What's the difference between S W or Y plan?
Out of the three what would you recommend and why?
Would the above type of system be better than a combi?
S-plan has two 2-port motorised valves, one for CH, one for HW. When CH or HW is called, by the relevant stat, the valve opens. To avoid risk of pump and boiler being dead-headed due to a valve failing closed, the pump and boiler are switched by a microswitch in each valve, switch closed when valve fully open, rather than direct from the stats. This makes the wiring a bit more complicated. If both CH and HW are called, both circuits get flow.
W and Y-plan both use a 3-port diverter valve. W-plan is either CH or HW, not both, and HW has preference. Y-plan has a mid-position valve so both circuits at once can get flow. Body of the valve is the same, just different actuators. Because of the valve design it's impossible for both ports to be closed at once, so the pump and boiler are powered directly via the stats. I've always had W-plan and never found HW preference a problem, even with 5 people in the house and plenty of baths happening. W-plan valve is simpler and maybe more reliable.
Also if you ever go in for weather compensation, where in effect the boiler control-stat setting is reduced when outside temperature is higher, to improve economy (more condensation) this is only in CH mode.
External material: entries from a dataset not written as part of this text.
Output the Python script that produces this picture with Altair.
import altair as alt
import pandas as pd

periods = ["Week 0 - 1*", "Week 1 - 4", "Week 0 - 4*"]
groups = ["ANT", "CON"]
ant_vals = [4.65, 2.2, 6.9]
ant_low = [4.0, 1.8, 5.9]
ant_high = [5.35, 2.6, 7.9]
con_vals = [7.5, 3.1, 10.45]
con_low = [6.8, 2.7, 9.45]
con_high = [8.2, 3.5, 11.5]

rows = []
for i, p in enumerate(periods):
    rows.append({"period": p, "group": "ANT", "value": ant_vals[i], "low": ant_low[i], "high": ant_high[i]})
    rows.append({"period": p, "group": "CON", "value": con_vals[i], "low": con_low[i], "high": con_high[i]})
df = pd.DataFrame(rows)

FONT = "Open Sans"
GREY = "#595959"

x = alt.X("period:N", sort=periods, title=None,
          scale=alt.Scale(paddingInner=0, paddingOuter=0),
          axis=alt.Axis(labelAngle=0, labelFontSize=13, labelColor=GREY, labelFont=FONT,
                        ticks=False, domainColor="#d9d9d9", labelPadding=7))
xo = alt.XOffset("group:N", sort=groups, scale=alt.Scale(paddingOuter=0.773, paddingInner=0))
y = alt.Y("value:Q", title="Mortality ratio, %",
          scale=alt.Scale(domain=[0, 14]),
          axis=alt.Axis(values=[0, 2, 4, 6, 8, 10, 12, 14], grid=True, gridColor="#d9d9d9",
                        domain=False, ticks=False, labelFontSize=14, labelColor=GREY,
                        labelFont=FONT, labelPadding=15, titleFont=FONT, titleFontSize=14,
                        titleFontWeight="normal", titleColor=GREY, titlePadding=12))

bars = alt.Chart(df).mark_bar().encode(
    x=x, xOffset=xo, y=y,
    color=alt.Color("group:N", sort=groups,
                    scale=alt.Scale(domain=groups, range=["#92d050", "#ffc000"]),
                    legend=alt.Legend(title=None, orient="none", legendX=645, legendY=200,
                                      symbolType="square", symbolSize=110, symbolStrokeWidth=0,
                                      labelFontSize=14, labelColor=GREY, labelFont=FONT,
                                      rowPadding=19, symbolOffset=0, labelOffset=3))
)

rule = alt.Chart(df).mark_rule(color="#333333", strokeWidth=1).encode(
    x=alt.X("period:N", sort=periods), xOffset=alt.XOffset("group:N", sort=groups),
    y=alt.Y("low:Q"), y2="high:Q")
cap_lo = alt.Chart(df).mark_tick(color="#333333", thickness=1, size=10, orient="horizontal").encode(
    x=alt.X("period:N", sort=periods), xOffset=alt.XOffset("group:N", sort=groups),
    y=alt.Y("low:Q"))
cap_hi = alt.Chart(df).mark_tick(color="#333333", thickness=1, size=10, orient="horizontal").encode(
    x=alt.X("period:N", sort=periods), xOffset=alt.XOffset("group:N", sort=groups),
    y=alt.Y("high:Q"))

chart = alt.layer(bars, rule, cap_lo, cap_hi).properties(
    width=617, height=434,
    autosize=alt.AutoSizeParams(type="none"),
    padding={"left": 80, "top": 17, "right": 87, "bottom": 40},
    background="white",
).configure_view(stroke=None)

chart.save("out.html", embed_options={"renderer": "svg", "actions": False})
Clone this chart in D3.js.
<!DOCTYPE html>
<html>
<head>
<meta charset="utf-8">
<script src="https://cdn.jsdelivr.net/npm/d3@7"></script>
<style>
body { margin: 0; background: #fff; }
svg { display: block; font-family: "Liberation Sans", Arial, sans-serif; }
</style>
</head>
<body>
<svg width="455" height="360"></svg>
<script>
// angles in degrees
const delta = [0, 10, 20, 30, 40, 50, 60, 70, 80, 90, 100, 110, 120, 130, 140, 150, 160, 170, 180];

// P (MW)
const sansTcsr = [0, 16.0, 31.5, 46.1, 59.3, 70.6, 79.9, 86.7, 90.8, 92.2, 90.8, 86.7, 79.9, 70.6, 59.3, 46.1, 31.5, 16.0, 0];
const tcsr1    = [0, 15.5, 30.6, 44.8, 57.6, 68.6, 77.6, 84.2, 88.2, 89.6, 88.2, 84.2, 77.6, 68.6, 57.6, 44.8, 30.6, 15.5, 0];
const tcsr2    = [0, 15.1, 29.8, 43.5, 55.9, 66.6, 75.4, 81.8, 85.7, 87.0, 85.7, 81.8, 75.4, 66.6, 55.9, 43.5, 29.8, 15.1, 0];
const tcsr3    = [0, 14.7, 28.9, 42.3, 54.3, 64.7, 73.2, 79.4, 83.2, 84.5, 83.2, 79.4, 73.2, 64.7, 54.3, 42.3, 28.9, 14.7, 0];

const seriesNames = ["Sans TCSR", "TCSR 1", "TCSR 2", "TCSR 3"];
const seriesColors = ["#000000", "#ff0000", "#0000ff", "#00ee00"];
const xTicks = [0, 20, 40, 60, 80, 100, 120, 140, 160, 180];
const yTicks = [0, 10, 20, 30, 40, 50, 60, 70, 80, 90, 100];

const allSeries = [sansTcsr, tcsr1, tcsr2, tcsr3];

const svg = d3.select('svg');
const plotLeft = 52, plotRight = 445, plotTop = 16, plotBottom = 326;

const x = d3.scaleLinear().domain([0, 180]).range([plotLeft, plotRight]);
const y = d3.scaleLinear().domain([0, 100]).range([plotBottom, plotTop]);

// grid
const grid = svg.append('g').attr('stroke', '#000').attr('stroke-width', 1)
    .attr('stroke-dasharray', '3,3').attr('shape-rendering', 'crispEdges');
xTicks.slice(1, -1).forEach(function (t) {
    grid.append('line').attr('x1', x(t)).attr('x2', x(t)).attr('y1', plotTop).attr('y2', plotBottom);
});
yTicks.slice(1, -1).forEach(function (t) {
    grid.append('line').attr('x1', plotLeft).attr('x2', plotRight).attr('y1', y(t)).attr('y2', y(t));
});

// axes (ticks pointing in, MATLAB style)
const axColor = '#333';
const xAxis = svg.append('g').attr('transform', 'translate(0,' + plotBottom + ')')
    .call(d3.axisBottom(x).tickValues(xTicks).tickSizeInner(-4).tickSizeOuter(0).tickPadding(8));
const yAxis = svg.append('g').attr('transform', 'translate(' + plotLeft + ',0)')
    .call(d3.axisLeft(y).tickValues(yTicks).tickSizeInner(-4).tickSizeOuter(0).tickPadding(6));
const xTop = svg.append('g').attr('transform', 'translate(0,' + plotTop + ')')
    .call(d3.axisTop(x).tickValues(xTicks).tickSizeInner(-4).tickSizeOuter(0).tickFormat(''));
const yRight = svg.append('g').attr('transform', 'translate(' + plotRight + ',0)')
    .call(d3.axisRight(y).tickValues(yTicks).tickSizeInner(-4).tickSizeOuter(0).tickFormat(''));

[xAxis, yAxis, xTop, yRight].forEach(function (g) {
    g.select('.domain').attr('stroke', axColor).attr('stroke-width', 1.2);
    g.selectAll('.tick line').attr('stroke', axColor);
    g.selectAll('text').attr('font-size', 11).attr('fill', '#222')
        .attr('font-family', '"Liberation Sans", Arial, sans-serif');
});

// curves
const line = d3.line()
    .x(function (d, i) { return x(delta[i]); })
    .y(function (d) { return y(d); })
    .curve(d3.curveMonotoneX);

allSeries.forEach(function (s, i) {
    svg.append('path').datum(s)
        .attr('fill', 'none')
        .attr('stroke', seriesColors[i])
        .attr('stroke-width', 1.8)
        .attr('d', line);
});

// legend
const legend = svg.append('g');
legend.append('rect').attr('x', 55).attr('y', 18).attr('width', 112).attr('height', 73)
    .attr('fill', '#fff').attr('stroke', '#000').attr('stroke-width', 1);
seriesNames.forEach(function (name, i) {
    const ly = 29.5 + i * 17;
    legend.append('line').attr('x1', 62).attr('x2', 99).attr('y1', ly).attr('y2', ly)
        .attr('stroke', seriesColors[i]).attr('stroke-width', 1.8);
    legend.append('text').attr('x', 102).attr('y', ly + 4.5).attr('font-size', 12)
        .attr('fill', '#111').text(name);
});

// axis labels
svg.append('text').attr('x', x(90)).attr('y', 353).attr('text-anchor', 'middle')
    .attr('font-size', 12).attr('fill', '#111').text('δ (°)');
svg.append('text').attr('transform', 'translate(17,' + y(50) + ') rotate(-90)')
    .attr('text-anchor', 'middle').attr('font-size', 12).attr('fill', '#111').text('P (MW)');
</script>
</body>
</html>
As the reduced control-stat setting might be below the cylinder stat setting, it clearly wouldn't do the job, so it reverts to normal control-stat setting in HW mode, and the system works in either/or mode, making a mid-position valve superfluous.
Personally I prefer a heat-only boiler to a combi, for one thing HW cylinder with immersion means you still have HW if there's a problem with the boiler. And with the various items being separate it could be easier to diagnose and fix any problem. Installing a combi likely to mean more upheaval than my suggestion.